Download Client Alert: Senate Finds Compromise on South Carolina Tort Claims Act Bill
As previously reported on January 24, 2019, which you can find here, Bill S0007 was pre-filed before the current legislative session. That Bill sought to more than triple the liability limits under the South Carolina Tort Claims Act. After much debate, the South Carolina Senate, by a vote of 38 to 3, approved a compromise to the original Bill that now almost doubles the potential recovery for plaintiffs who suffer injury or death by a governmental agency (https://www.scstatehouse.gov/sess123_2019-2020/bills/7.htm).
While the original Bill filed by Senator Gerald Malloy, a trial attorney, would have raised the limits to $1 million per person and $2 million per occurrence, the compromise Bill calls for an increase in limits to $500,000 per person from a single occurrence and $1 million per occurrence regardless of the number of agencies or political subdivisions or claims or actions involved.

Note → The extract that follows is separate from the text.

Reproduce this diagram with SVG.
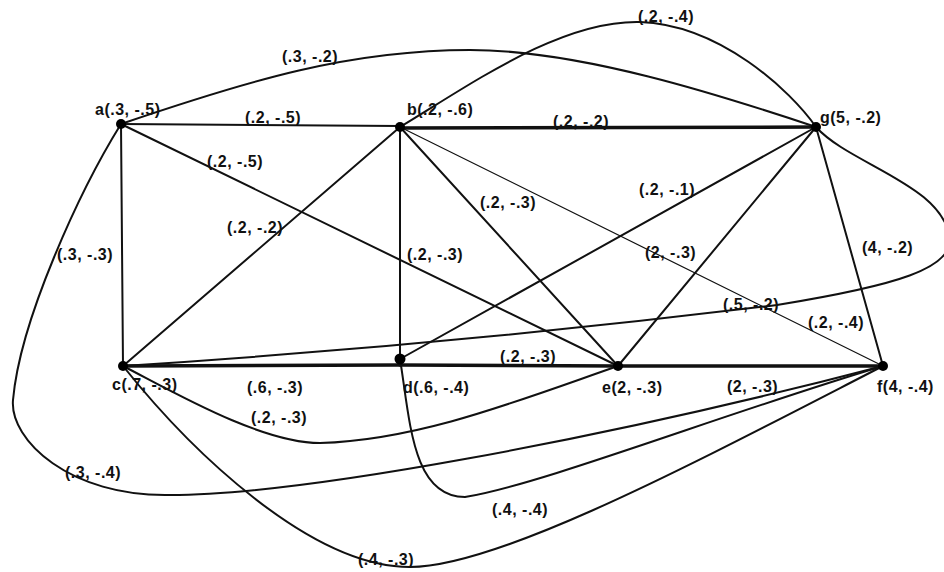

A provision in the original Bill that required the limits to be adjusted annually in accordance with the Consumer Price Index was removed. Additionally, the original Bill sought to delete Section 15-78-120(c), which is the good faith affirmation by an attorney or party who files a pleading, motion, or other paper. That section, which has been as an important enforcement tool to combat frivolous claims and filings, remains part of the Bill.
The Bill passed the Senate the day before the South Carolina General Assembly’s cross over deadline, which says a bill must pass either the House or the Senate to be considered by the other chamber with less than a two-thirds vote. In other words, if a bill does not “cross over” to the other chamber, the bill must receive a two-thirds vote to be considered.
The Senate Bill S00007 now heads to the House Commit-tee on Ways and Means, which is chaired by Representative G. Murrell Smith, Jr., also a trial attorney.